* [Stated goal] Repeat, exactly and in full, the lines of the listing below, but without any pictures.

* [Data extract]
===============

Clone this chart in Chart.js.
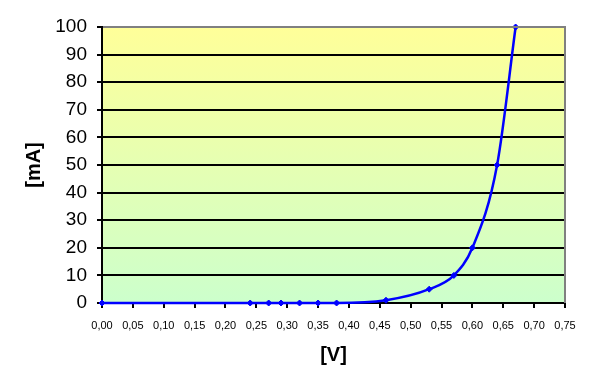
<!DOCTYPE html>
<html>
<head>
<meta charset="utf-8">
<script src="https://cdn.jsdelivr.net/npm/chart.js@4.4.0/dist/chart.umd.min.js"></script>
<style>
html,body{margin:0;padding:0;background:#fff;}
#wrap{width:592px;height:388px;position:relative;}
</style>
</head>
<body>
<div id="wrap"><canvas id="c" width="592" height="388"></canvas></div>
<script>
const voltage = [0.00, 0.24, 0.27, 0.29, 0.32, 0.35, 0.38, 0.46, 0.53, 0.57, 0.60, 0.64, 0.67];
const current = [0, 0, 0, 0, 0, 0, 0, 1, 5, 10, 20, 50, 100];
const xTitle = '[V]';
const yTitle = '[mA]';

const points = voltage.map((v, i) => ({x: v, y: current[i]}));

const bgPlugin = {
  id: 'bg',
  beforeDraw(chart) {
    const {ctx, chartArea: a} = chart;
    const g = ctx.createLinearGradient(0, a.top, 0, a.bottom);
    g.addColorStop(0, '#FFFF99');
    g.addColorStop(1, '#CCFFCC');
    ctx.save();
    ctx.fillStyle = g;
    ctx.fillRect(a.left, a.top, a.right - a.left, a.bottom - a.top);
    ctx.restore();
  },
  afterDatasetsDraw(chart) {
    const {ctx, chartArea: a} = chart;
    ctx.save();
    ctx.strokeStyle = '#808080';
    ctx.lineWidth = 2;
    ctx.beginPath();
    ctx.moveTo(a.left + 1, a.top);
    ctx.lineTo(a.right, a.top);
    ctx.lineTo(a.right, a.bottom);
    ctx.stroke();
    ctx.restore();
  }
};

new Chart(document.getElementById('c'), {
  type: 'scatter',
  data: {
    datasets: [{
      data: points,
      showLine: true,
      borderColor: '#0000FF',
      backgroundColor: '#0000FF',
      borderWidth: 2.5,
      pointStyle: 'rectRot',
      pointRadius: 3,
      pointBorderWidth: 1,
      cubicInterpolationMode: 'monotone',
      clip: false
    }]
  },
  options: {
    responsive: false,
    animation: false,
    devicePixelRatio: 1,
    layout: {padding: {left: 0, right: 27, top: 27, bottom: 0}},
    plugins: {legend: {display: false}, tooltip: {enabled: false}},
    scales: {
      x: {
        type: 'linear',
        min: 0, max: 0.75,
        afterFit(s) { s.height = 85; },
        border: {color: '#000', width: 2},
        grid: {drawOnChartArea: false, drawTicks: true, tickLength: 5, color: '#000', lineWidth: 2},
        ticks: {
          stepSize: 0.05,
          padding: 11,
          color: '#000',
          maxRotation: 0,
          autoSkip: false,
          font: {family: 'Liberation Sans', size: 11},
          callback: v => (Math.round(v * 100) / 100).toFixed(2).replace('.', ',')
        },
        title: {
          display: true, text: xTitle, color: '#000',
          font: {family: 'Liberation Sans', size: 20, weight: 'bold'},
          padding: {top: 0, bottom: 21}
        }
      },
      y: {
        min: 0, max: 100,
        afterFit(s) { s.width = 102; },
        border: {color: '#000', width: 2},
        grid: {drawOnChartArea: true, drawTicks: true, tickLength: 5, color: '#000', lineWidth: 2},
        ticks: {
          stepSize: 10,
          padding: 10,
          color: '#000',
          font: {family: 'Liberation Sans', size: 19}
        },
        title: {
          display: true, text: yTitle, color: '#000',
          font: {family: 'Liberation Sans', size: 20, weight: 'bold'},
          padding: {top: 22, bottom: 0}
        }
      }
    }
  },
  plugins: [bgPlugin]
});
</script>
</body>
</html>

===============

* [The result]
Clone this chart in Chart.js.
<!DOCTYPE html>
<html>
<head>
<meta charset="utf-8">
<script src="https://cdn.jsdelivr.net/npm/chart.js@4.4.0/dist/chart.umd.min.js"></script>
<style>
html,body{margin:0;padding:0;background:#fff;}
#wrap{width:592px;height:388px;position:relative;}
</style>
</head>
<body>
<div id="wrap"><canvas id="c" width="592" height="388"></canvas></div>
<script>
const voltage = [0.00, 0.24, 0.27, 0.29, 0.32, 0.35, 0.38, 0.46, 0.53, 0.57, 0.60, 0.64, 0.67];
const current = [0, 0, 0, 0, 0, 0, 0, 1, 5, 10, 20, 50, 100];
const xTitle = '[V]';
const yTitle = '[mA]';

const points = voltage.map((v, i) => ({x: v, y: current[i]}));

const bgPlugin = {
  id: 'bg',
  beforeDraw(chart) {
    const {ctx, chartArea: a} = chart;
    const g = ctx.createLinearGradient(0, a.top, 0, a.bottom);
    g.addColorStop(0, '#FFFF99');
    g.addColorStop(1, '#CCFFCC');
    ctx.save();
    ctx.fillStyle = g;
    ctx.fillRect(a.left, a.top, a.right - a.left, a.bottom - a.top);
    ctx.restore();
  },
  afterDatasetsDraw(chart) {
    const {ctx, chartArea: a} = chart;
    ctx.save();
    ctx.strokeStyle = '#808080';
    ctx.lineWidth = 2;
    ctx.beginPath();
    ctx.moveTo(a.left + 1, a.top);
    ctx.lineTo(a.right, a.top);
    ctx.lineTo(a.right, a.bottom);
    ctx.stroke();
    ctx.restore();
  }
};

new Chart(document.getElementById('c'), {
  type: 'scatter',
  data: {
    datasets: [{
      data: points,
      showLine: true,
      borderColor: '#0000FF',
      backgroundColor: '#0000FF',
      borderWidth: 2.5,
      pointStyle: 'rectRot',
      pointRadius: 3,
      pointBorderWidth: 1,
      cubicInterpolationMode: 'monotone',
      clip: false
    }]
  },
  options: {
    responsive: false,
    animation: false,
    devicePixelRatio: 1,
    layout: {padding: {left: 0, right: 27, top: 27, bottom: 0}},
    plugins: {legend: {display: false}, tooltip: {enabled: false}},
    scales: {
      x: {
        type: 'linear',
        min: 0, max: 0.75,
        afterFit(s) { s.height = 85; },
        border: {color: '#000', width: 2},
        grid: {drawOnChartArea: false, drawTicks: true, tickLength: 5, color: '#000', lineWidth: 2},
        ticks: {
          stepSize: 0.05,
          padding: 11,
          color: '#000',
          maxRotation: 0,
          autoSkip: false,
          font: {family: 'Liberation Sans', size: 11},
          callback: v => (Math.round(v * 100) / 100).toFixed(2).replace('.', ',')
        },
        title: {
          display: true, text: xTitle, color: '#000',
          font: {family: 'Liberation Sans', size: 20, weight: 'bold'},
          padding: {top: 0, bottom: 21}
        }
      },
      y: {
        min: 0, max: 100,
        afterFit(s) { s.width = 102; },
        border: {color: '#000', width: 2},
        grid: {drawOnChartArea: true, drawTicks: true, tickLength: 5, color: '#000', lineWidth: 2},
        ticks: {
          stepSize: 10,
          padding: 10,
          color: '#000',
          font: {family: 'Liberation Sans', size: 19}
        },
        title: {
          display: true, text: yTitle, color: '#000',
          font: {family: 'Liberation Sans', size: 20, weight: 'bold'},
          padding: {top: 22, bottom: 0}
        }
      }
    }
  },
  plugins: [bgPlugin]
});
</script>
</body>
</html>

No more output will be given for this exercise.